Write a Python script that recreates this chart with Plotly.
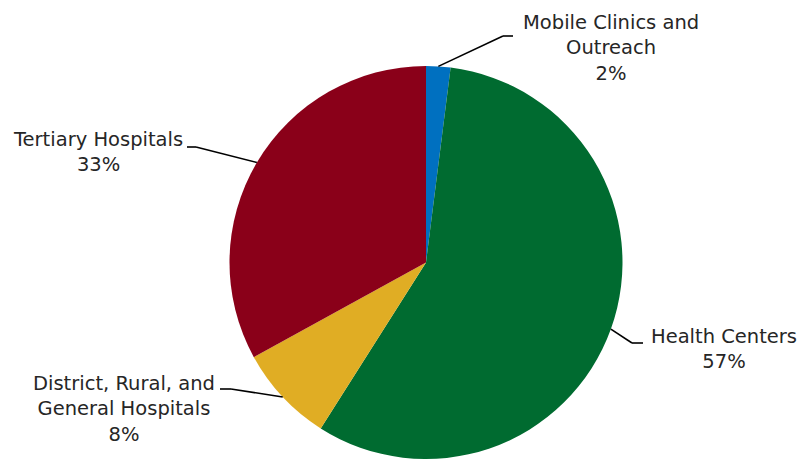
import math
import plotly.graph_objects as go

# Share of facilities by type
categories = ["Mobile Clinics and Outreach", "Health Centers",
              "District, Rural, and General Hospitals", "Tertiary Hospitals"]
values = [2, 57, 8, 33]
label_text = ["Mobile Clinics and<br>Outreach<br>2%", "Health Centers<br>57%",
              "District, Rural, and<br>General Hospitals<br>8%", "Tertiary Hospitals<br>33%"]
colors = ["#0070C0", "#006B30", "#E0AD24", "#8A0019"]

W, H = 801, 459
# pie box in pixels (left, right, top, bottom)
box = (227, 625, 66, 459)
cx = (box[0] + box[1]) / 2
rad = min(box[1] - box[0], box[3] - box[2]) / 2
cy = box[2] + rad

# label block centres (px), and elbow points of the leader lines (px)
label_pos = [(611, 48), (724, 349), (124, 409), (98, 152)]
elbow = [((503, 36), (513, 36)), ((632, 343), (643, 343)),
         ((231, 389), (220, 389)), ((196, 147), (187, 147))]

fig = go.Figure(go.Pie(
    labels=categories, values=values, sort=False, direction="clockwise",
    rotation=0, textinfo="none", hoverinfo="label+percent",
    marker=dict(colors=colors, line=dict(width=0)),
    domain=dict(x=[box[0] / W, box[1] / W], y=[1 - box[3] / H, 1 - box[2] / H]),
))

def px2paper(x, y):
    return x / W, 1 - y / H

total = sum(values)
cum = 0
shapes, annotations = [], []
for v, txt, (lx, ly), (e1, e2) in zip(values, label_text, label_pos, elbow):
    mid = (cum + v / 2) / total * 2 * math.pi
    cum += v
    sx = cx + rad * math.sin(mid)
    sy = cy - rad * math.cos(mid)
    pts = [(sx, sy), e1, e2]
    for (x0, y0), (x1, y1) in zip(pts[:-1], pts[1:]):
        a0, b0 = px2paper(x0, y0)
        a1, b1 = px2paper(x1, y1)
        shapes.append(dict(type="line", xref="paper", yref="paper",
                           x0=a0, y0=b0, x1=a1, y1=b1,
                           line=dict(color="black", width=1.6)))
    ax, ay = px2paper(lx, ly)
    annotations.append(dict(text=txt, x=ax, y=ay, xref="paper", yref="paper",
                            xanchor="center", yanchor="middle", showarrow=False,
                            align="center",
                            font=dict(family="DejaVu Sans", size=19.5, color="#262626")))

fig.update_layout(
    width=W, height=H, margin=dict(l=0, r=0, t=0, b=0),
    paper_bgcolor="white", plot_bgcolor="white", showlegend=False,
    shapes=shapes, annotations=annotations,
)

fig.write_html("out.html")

*-*-*

> YOUR OBJECTIVE
Leave out the pictures and repeat exactly the lines from the start of the material through the line that contains "import plotly.graph_objects as go", both included.

> WRITTEN RESPONSE
Write a Python script that recreates this chart with Plotly.
import math
import plotly.graph_objects as go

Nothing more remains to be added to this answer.